→ **Data block**:
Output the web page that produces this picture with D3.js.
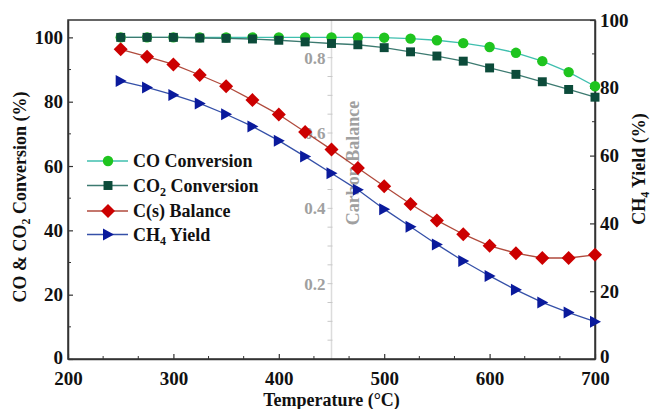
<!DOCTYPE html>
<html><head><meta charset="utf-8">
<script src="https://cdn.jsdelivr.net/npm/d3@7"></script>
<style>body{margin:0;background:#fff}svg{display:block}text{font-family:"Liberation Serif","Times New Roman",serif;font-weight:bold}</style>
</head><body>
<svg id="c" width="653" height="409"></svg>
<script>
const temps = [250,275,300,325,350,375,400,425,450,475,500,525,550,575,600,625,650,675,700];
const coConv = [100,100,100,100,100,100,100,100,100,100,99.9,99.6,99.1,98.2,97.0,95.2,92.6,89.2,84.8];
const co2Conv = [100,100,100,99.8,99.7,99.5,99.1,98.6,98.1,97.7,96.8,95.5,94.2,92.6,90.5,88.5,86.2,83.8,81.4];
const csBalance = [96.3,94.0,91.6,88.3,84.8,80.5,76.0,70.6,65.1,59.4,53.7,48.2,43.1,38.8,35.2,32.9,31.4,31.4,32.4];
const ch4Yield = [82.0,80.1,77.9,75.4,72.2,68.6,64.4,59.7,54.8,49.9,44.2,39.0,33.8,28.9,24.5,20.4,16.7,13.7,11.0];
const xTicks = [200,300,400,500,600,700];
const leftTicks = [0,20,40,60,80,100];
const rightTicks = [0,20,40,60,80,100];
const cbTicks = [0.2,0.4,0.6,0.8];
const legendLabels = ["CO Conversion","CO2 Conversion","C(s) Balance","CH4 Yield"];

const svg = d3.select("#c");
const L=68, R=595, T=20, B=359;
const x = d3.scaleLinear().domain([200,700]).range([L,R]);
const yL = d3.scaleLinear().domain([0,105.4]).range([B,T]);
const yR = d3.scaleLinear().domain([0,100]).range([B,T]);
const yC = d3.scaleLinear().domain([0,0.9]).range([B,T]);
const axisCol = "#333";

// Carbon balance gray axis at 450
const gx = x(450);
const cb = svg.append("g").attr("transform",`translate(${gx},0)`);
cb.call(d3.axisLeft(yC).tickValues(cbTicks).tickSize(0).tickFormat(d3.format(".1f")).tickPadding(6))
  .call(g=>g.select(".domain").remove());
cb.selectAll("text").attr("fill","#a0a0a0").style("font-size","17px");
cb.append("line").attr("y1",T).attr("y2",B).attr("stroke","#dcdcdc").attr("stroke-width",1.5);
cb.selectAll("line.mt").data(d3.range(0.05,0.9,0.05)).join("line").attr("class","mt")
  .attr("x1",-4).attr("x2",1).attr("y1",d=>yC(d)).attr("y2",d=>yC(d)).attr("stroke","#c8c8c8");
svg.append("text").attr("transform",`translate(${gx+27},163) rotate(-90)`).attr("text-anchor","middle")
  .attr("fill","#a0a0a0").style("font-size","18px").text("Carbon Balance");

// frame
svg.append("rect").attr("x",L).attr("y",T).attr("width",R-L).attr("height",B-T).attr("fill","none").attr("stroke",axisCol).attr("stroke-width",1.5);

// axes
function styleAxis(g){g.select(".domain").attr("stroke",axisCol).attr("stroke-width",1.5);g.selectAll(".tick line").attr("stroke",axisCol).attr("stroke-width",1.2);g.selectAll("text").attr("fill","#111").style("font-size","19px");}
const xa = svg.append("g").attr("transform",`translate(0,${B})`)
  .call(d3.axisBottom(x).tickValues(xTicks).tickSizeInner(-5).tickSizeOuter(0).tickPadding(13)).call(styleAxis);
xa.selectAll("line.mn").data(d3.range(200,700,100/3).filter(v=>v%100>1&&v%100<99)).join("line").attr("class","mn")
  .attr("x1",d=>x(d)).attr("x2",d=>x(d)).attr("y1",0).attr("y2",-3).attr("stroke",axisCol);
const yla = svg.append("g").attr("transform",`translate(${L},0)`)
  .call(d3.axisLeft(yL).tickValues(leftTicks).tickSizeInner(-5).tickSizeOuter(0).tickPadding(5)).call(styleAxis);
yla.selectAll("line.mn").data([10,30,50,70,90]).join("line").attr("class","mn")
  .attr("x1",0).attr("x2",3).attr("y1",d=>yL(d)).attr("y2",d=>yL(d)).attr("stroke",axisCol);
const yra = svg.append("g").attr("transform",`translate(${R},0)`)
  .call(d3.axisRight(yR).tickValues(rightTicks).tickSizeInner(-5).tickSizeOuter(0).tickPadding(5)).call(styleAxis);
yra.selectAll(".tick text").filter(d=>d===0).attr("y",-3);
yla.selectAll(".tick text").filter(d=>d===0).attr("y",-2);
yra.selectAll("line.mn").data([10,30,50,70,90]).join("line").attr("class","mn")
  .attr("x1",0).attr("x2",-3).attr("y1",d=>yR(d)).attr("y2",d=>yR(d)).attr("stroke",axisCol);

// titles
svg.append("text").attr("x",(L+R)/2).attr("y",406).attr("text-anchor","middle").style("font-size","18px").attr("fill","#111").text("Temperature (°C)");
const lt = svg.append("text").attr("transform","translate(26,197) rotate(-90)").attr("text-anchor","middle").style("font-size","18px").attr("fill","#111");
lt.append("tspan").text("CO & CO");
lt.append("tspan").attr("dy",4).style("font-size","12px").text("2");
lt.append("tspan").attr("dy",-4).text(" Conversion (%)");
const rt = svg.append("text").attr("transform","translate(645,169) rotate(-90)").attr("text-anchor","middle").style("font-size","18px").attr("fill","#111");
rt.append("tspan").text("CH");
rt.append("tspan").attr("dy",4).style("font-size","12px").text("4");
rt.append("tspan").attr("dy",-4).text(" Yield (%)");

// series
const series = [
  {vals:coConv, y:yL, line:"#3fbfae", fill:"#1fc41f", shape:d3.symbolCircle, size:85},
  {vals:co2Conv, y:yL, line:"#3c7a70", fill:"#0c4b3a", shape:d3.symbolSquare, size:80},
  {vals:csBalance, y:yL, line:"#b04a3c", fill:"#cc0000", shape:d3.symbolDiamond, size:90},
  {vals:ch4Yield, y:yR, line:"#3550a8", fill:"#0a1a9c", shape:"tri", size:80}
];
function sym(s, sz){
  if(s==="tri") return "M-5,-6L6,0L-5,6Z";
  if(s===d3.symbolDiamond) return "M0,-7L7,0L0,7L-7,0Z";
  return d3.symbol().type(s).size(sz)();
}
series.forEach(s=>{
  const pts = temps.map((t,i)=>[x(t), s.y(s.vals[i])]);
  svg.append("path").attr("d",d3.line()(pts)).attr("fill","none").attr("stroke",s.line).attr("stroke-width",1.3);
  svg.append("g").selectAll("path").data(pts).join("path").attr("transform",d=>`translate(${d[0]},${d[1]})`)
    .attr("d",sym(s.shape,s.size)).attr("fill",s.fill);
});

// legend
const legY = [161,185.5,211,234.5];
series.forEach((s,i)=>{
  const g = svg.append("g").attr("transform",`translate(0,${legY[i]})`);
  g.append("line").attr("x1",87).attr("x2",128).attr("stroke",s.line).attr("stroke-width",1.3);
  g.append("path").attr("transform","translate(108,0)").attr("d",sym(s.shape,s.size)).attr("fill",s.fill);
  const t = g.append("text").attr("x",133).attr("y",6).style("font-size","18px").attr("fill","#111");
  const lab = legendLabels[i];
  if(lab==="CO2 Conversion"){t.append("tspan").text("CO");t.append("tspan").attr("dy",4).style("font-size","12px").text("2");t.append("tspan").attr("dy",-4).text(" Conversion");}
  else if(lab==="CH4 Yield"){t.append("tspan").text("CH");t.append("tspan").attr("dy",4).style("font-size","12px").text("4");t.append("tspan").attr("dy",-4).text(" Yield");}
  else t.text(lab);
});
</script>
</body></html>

→ **Set task**:
All of the lines above should be retyped precisely, apart from the pictures.

→ **Correct output**:
Output the web page that produces this picture with D3.js.
<!DOCTYPE html>
<html><head><meta charset="utf-8">
<script src="https://cdn.jsdelivr.net/npm/d3@7"></script>
<style>body{margin:0;background:#fff}svg{display:block}text{font-family:"Liberation Serif","Times New Roman",serif;font-weight:bold}</style>
</head><body>
<svg id="c" width="653" height="409"></svg>
<script>
const temps = [250,275,300,325,350,375,400,425,450,475,500,525,550,575,600,625,650,675,700];
const coConv = [100,100,100,100,100,100,100,100,100,100,99.9,99.6,99.1,98.2,97.0,95.2,92.6,89.2,84.8];
const co2Conv = [100,100,100,99.8,99.7,99.5,99.1,98.6,98.1,97.7,96.8,95.5,94.2,92.6,90.5,88.5,86.2,83.8,81.4];
const csBalance = [96.3,94.0,91.6,88.3,84.8,80.5,76.0,70.6,65.1,59.4,53.7,48.2,43.1,38.8,35.2,32.9,31.4,31.4,32.4];
const ch4Yield = [82.0,80.1,77.9,75.4,72.2,68.6,64.4,59.7,54.8,49.9,44.2,39.0,33.8,28.9,24.5,20.4,16.7,13.7,11.0];
const xTicks = [200,300,400,500,600,700];
const leftTicks = [0,20,40,60,80,100];
const rightTicks = [0,20,40,60,80,100];
const cbTicks = [0.2,0.4,0.6,0.8];
const legendLabels = ["CO Conversion","CO2 Conversion","C(s) Balance","CH4 Yield"];

const svg = d3.select("#c");
const L=68, R=595, T=20, B=359;
const x = d3.scaleLinear().domain([200,700]).range([L,R]);
const yL = d3.scaleLinear().domain([0,105.4]).range([B,T]);
const yR = d3.scaleLinear().domain([0,100]).range([B,T]);
const yC = d3.scaleLinear().domain([0,0.9]).range([B,T]);
const axisCol = "#333";

// Carbon balance gray axis at 450
const gx = x(450);
const cb = svg.append("g").attr("transform",`translate(${gx},0)`);
cb.call(d3.axisLeft(yC).tickValues(cbTicks).tickSize(0).tickFormat(d3.format(".1f")).tickPadding(6))
  .call(g=>g.select(".domain").remove());
cb.selectAll("text").attr("fill","#a0a0a0").style("font-size","17px");
cb.append("line").attr("y1",T).attr("y2",B).attr("stroke","#dcdcdc").attr("stroke-width",1.5);
cb.selectAll("line.mt").data(d3.range(0.05,0.9,0.05)).join("line").attr("class","mt")
  .attr("x1",-4).attr("x2",1).attr("y1",d=>yC(d)).attr("y2",d=>yC(d)).attr("stroke","#c8c8c8");
svg.append("text").attr("transform",`translate(${gx+27},163) rotate(-90)`).attr("text-anchor","middle")
  .attr("fill","#a0a0a0").style("font-size","18px").text("Carbon Balance");

// frame
svg.append("rect").attr("x",L).attr("y",T).attr("width",R-L).attr("height",B-T).attr("fill","none").attr("stroke",axisCol).attr("stroke-width",1.5);

// axes
function styleAxis(g){g.select(".domain").attr("stroke",axisCol).attr("stroke-width",1.5);g.selectAll(".tick line").attr("stroke",axisCol).attr("stroke-width",1.2);g.selectAll("text").attr("fill","#111").style("font-size","19px");}
const xa = svg.append("g").attr("transform",`translate(0,${B})`)
  .call(d3.axisBottom(x).tickValues(xTicks).tickSizeInner(-5).tickSizeOuter(0).tickPadding(13)).call(styleAxis);
xa.selectAll("line.mn").data(d3.range(200,700,100/3).filter(v=>v%100>1&&v%100<99)).join("line").attr("class","mn")
  .attr("x1",d=>x(d)).attr("x2",d=>x(d)).attr("y1",0).attr("y2",-3).attr("stroke",axisCol);
const yla = svg.append("g").attr("transform",`translate(${L},0)`)
  .call(d3.axisLeft(yL).tickValues(leftTicks).tickSizeInner(-5).tickSizeOuter(0).tickPadding(5)).call(styleAxis);
yla.selectAll("line.mn").data([10,30,50,70,90]).join("line").attr("class","mn")
  .attr("x1",0).attr("x2",3).attr("y1",d=>yL(d)).attr("y2",d=>yL(d)).attr("stroke",axisCol);
const yra = svg.append("g").attr("transform",`translate(${R},0)`)
  .call(d3.axisRight(yR).tickValues(rightTicks).tickSizeInner(-5).tickSizeOuter(0).tickPadding(5)).call(styleAxis);
yra.selectAll(".tick text").filter(d=>d===0).attr("y",-3);
yla.selectAll(".tick text").filter(d=>d===0).attr("y",-2);
yra.selectAll("line.mn").data([10,30,50,70,90]).join("line").attr("class","mn")
  .attr("x1",0).attr("x2",-3).attr("y1",d=>yR(d)).attr("y2",d=>yR(d)).attr("stroke",axisCol);

// titles
svg.append("text").attr("x",(L+R)/2).attr("y",406).attr("text-anchor","middle").style("font-size","18px").attr("fill","#111").text("Temperature (°C)");
const lt = svg.append("text").attr("transform","translate(26,197) rotate(-90)").attr("text-anchor","middle").style("font-size","18px").attr("fill","#111");
lt.append("tspan").text("CO & CO");
lt.append("tspan").attr("dy",4).style("font-size","12px").text("2");
lt.append("tspan").attr("dy",-4).text(" Conversion (%)");
const rt = svg.append("text").attr("transform","translate(645,169) rotate(-90)").attr("text-anchor","middle").style("font-size","18px").attr("fill","#111");
rt.append("tspan").text("CH");
rt.append("tspan").attr("dy",4).style("font-size","12px").text("4");
rt.append("tspan").attr("dy",-4).text(" Yield (%)");

// series
const series = [
  {vals:coConv, y:yL, line:"#3fbfae", fill:"#1fc41f", shape:d3.symbolCircle, size:85},
  {vals:co2Conv, y:yL, line:"#3c7a70", fill:"#0c4b3a", shape:d3.symbolSquare, size:80},
  {vals:csBalance, y:yL, line:"#b04a3c", fill:"#cc0000", shape:d3.symbolDiamond, size:90},
  {vals:ch4Yield, y:yR, line:"#3550a8", fill:"#0a1a9c", shape:"tri", size:80}
];
function sym(s, sz){
  if(s==="tri") return "M-5,-6L6,0L-5,6Z";
  if(s===d3.symbolDiamond) return "M0,-7L7,0L0,7L-7,0Z";
  return d3.symbol().type(s).size(sz)();
}
series.forEach(s=>{
  const pts = temps.map((t,i)=>[x(t), s.y(s.vals[i])]);
  svg.append("path").attr("d",d3.line()(pts)).attr("fill","none").attr("stroke",s.line).attr("stroke-width",1.3);
  svg.append("g").selectAll("path").data(pts).join("path").attr("transform",d=>`translate(${d[0]},${d[1]})`)
    .attr("d",sym(s.shape,s.size)).attr("fill",s.fill);
});

// legend
const legY = [161,185.5,211,234.5];
series.forEach((s,i)=>{
  const g = svg.append("g").attr("transform",`translate(0,${legY[i]})`);
  g.append("line").attr("x1",87).attr("x2",128).attr("stroke",s.line).attr("stroke-width",1.3);
  g.append("path").attr("transform","translate(108,0)").attr("d",sym(s.shape,s.size)).attr("fill",s.fill);
  const t = g.append("text").attr("x",133).attr("y",6).style("font-size","18px").attr("fill","#111");
  const lab = legendLabels[i];
  if(lab==="CO2 Conversion"){t.append("tspan").text("CO");t.append("tspan").attr("dy",4).style("font-size","12px").text("2");t.append("tspan").attr("dy",-4).text(" Conversion");}
  else if(lab==="CH4 Yield"){t.append("tspan").text("CH");t.append("tspan").attr("dy",4).style("font-size","12px").text("4");t.append("tspan").attr("dy",-4).text(" Yield");}
  else t.text(lab);
});
</script>
</body></html>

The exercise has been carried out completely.